begin Data block
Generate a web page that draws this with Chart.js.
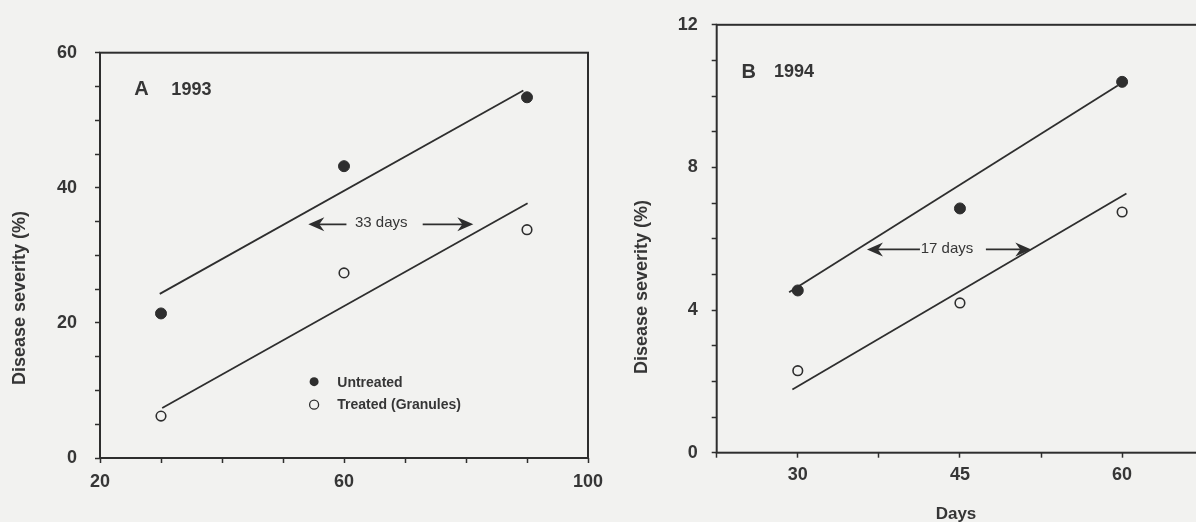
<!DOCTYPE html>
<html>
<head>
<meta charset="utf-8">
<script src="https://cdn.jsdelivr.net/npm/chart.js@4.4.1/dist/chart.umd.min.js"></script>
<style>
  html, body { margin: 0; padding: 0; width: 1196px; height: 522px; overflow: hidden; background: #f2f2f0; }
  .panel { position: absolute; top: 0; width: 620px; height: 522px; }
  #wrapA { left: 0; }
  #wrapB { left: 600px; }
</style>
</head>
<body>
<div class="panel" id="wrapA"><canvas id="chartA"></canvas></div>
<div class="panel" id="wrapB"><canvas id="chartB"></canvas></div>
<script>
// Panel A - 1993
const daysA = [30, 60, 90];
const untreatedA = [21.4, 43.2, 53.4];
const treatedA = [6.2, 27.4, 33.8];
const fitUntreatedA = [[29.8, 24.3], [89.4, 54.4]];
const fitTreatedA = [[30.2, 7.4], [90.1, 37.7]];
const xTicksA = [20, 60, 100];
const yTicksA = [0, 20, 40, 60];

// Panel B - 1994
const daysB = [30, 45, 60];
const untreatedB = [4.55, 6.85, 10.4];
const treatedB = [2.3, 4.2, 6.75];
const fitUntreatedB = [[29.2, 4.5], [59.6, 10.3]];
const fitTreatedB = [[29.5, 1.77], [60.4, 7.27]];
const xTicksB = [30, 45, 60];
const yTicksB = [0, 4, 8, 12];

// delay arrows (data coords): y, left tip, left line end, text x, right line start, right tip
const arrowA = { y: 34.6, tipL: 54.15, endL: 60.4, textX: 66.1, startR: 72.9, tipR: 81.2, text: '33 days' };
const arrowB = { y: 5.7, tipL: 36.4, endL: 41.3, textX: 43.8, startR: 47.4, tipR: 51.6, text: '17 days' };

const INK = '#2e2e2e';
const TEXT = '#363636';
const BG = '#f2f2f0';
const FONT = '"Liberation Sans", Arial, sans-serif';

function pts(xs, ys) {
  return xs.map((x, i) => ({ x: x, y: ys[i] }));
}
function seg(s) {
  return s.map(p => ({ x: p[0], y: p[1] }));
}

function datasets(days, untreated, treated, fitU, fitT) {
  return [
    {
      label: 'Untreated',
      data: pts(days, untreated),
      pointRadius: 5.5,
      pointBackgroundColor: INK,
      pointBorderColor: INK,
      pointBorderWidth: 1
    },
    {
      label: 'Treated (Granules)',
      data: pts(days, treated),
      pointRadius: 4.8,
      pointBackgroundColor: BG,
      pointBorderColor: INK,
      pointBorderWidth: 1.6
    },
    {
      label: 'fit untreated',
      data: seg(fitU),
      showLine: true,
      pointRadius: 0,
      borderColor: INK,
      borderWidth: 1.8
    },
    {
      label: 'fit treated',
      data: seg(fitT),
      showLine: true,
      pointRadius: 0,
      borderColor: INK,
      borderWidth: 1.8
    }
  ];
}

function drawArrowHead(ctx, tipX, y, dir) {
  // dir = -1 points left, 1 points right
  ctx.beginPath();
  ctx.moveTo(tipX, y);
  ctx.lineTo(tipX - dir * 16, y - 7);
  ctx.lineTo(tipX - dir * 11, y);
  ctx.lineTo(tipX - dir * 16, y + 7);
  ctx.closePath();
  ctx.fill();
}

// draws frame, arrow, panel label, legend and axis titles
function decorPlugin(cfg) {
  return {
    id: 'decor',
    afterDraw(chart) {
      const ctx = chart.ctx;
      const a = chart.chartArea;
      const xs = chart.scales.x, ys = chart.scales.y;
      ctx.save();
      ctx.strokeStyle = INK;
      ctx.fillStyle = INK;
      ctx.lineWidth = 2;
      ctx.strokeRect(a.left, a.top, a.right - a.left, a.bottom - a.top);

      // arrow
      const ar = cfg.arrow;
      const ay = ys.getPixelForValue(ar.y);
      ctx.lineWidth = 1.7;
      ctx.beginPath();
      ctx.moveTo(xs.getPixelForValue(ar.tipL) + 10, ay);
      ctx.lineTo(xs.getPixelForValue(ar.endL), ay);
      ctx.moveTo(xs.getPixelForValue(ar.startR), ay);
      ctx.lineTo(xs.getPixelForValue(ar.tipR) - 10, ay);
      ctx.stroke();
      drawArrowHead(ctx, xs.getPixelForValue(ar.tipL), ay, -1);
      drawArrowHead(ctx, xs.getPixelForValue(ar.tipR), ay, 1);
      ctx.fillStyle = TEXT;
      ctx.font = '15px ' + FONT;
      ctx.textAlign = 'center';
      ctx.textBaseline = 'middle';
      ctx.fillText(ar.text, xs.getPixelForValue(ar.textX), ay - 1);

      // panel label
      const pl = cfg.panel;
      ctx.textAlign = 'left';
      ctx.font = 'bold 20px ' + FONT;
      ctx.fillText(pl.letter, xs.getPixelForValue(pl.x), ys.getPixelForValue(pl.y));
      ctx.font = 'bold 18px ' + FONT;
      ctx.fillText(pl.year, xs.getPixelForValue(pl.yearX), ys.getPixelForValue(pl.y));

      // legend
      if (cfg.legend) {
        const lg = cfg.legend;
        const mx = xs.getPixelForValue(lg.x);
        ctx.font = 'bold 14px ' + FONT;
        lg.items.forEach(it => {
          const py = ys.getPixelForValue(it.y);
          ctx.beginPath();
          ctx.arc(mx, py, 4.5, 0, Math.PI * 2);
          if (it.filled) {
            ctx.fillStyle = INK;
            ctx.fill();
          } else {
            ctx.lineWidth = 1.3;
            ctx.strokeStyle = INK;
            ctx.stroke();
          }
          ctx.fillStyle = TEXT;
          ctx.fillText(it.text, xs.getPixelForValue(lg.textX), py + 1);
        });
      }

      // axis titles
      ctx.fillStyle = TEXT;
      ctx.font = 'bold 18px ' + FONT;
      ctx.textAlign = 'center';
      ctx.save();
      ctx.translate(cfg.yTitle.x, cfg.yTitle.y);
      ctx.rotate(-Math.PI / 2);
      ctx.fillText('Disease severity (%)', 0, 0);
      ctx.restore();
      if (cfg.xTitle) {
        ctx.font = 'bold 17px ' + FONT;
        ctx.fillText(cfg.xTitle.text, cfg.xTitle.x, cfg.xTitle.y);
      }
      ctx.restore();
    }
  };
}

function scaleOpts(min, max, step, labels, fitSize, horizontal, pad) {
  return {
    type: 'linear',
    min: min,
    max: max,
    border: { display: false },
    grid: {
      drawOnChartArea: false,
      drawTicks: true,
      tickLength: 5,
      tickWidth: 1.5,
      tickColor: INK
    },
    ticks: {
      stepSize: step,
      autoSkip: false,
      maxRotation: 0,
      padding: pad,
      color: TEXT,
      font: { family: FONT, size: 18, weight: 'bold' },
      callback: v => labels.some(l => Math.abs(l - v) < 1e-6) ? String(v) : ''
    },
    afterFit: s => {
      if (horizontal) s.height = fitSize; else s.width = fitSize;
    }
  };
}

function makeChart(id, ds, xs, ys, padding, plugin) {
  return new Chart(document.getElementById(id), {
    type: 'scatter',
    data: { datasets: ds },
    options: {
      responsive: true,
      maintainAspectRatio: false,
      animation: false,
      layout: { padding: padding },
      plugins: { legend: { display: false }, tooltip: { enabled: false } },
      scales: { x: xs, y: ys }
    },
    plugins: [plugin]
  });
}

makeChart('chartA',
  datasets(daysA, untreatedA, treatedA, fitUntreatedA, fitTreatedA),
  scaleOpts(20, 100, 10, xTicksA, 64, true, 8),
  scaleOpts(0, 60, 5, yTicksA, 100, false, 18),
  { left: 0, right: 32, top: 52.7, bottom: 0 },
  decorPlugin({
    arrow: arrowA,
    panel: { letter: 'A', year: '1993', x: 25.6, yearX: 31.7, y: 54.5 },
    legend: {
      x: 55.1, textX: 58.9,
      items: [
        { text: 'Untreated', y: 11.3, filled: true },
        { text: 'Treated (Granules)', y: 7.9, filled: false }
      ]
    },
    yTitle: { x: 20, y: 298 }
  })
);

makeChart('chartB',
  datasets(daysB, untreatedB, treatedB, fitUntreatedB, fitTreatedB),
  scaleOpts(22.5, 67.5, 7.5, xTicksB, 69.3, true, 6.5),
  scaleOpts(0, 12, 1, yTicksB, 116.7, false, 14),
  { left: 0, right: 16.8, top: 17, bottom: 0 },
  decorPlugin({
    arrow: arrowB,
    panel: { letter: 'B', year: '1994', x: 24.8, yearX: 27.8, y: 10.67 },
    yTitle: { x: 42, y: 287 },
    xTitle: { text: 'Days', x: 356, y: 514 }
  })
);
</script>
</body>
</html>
end Data block
Write out again exactly the lines from the start of the data above through the line containing "const yTicksA = [0, 20, 40, 60];", inclusive, excluding any pictures.

Generate a web page that draws this with Chart.js.
<!DOCTYPE html>
<html>
<head>
<meta charset="utf-8">
<script src="https://cdn.jsdelivr.net/npm/chart.js@4.4.1/dist/chart.umd.min.js"></script>
<style>
  html, body { margin: 0; padding: 0; width: 1196px; height: 522px; overflow: hidden; background: #f2f2f0; }
  .panel { position: absolute; top: 0; width: 620px; height: 522px; }
  #wrapA { left: 0; }
  #wrapB { left: 600px; }
</style>
</head>
<body>
<div class="panel" id="wrapA"><canvas id="chartA"></canvas></div>
<div class="panel" id="wrapB"><canvas id="chartB"></canvas></div>
<script>
// Panel A - 1993
const daysA = [30, 60, 90];
const untreatedA = [21.4, 43.2, 53.4];
const treatedA = [6.2, 27.4, 33.8];
const fitUntreatedA = [[29.8, 24.3], [89.4, 54.4]];
const fitTreatedA = [[30.2, 7.4], [90.1, 37.7]];
const xTicksA = [20, 60, 100];
const yTicksA = [0, 20, 40, 60];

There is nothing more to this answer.